Hope that gives you some ideas... every image in the system is prefixed with #CDNURL#. The beauty of this though, is locally, you can replace it with an empty string and use hard / references or some other prefix and use Apache aliases to get things to point to the right folder.
This is all leveraging my post here: http://www.ghidinelli.com/2009/09/02/deploying-assets-amazon-s3-ant
@John,
I am by no means an AWS expert so thank for your comments. I'm just now learning the tools...
I'm aware of RDS and plan on using it in the future.
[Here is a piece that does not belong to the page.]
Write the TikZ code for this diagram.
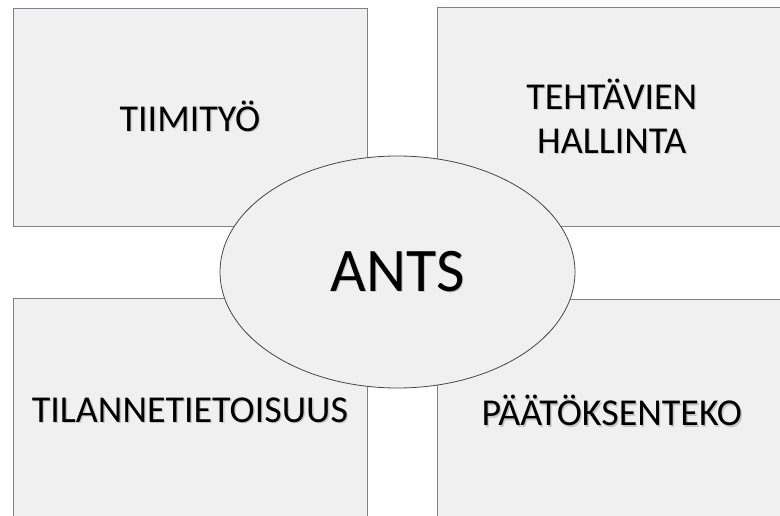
\documentclass[tikz,border=0pt]{standalone}
\usepackage{fontspec}
\setmainfont{Carlito}
\usetikzlibrary{positioning,shapes.geometric}

\definecolor{panelfill}{RGB}{240,240,240}
\definecolor{panelline}{RGB}{120,130,148}
\definecolor{hubline}{RGB}{70,70,70}

% soft text shadow under each line
\newcommand{\shd}[1]{\makebox[0pt][l]{\hspace{1.3pt}\raisebox{-1.3pt}{\textcolor{black!22}{#1}}}#1}

\begin{document}
\begin{tikzpicture}[
  x=1pt, y=-1pt,
  panel/.style={rectangle, draw=panelline, fill=panelfill, line width=0.8pt, inner sep=0pt, align=center, font=\fontsize{38}{44}\selectfont},
  hub/.style={ellipse, draw=hubline, fill=panelfill, line width=0.8pt, inner sep=0pt, minimum width=355pt, minimum height=232pt, font=\fontsize{62}{70}\selectfont}
]
  \useasboundingbox (0,0) rectangle (780,516);
  \clip (0,0) rectangle (780,516);

  \node (tiimi) [panel, minimum width=354pt, minimum height=218pt] at (190,117) {\shd{TIIMITYÖ}};
  \node (tehtavat) [panel, minimum width=348pt, minimum height=219pt, right=70pt of tiimi] {\shd{TEHTÄVIEN}\\\shd{HALLINTA}};
  \node (tilanne) [panel, minimum width=354pt, minimum height=224pt, below=72pt of tiimi] {\shd{TILANNETIETOISUUS}};
  \node (paatos) [panel, minimum width=348pt, minimum height=224pt, below=72pt of tehtavat] {\shd{PÄÄTÖKSENTEKO}};

  \node (ants) [hub] at (397.5,272) {\shd{ANTS}};
\end{tikzpicture}
\end{document}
However, keep in mind my intentions thus far are to keep a small "playground" CF setup for myself on the free tier on EC2. I do not see a free tier of RDS. So, for now, keeping MySQL and my CF files on an attached EBS volume will do.
@WebManWalking,
Excellent point. It's never going to change - no need to mess around with "temporary" redirects.
@Brian,
That's a pretty good setup. I hadn't even thought about GZipped - to be honest, I don't know that much about compression at that level. But I like where you're going with that. Seems to be exactly on the right track.
@pmascari,
No worries. I'm learning on the go myself. :)
Ahh...yeah, keeping it free means no RDS. :)
@Ben - it's a little better than the right track, it's production code for 2 years. ;)
The trick to S3, if you don't step up to CloudFront, is that it's just a dumb content store. It won't do any of the things that we take for granted with Apache so you have to do it before you upload the files. Expires headers, compression, etc, all has to be managed by you as part of the upload process to get real benefit from it.
@Brian,
Ha ha, I didn't mean to imply that it was anything less than great - my hesitation was only a product of my own inexperience :)
S3 is really awesome. The thing that took me a while to really wrap my head around was the idea that there really are no "folders." We can use "keys" that have path-delimiters in them; but, these are merely a convention. We just have keys that *look* like they are made up a directory structure.
That was the biggest leap for me. But once I understood that, it helped me grapple with the difference between buckets and folders and the various limitations. The one thing that I think this makes quite nice is that it removes the file-count limitation that Windows file systems have. On a Windows machine, I am told that things simply break if you have a directory containing more than 32,000 files. On S3, however, since directories are meaningless conventions, I have to **assume** that there are no equivalent limitations.
NOTE: I believe there are limits to the number of files that be located at the root of a bucket.
Really cool, I gonna try this on a Amazon install.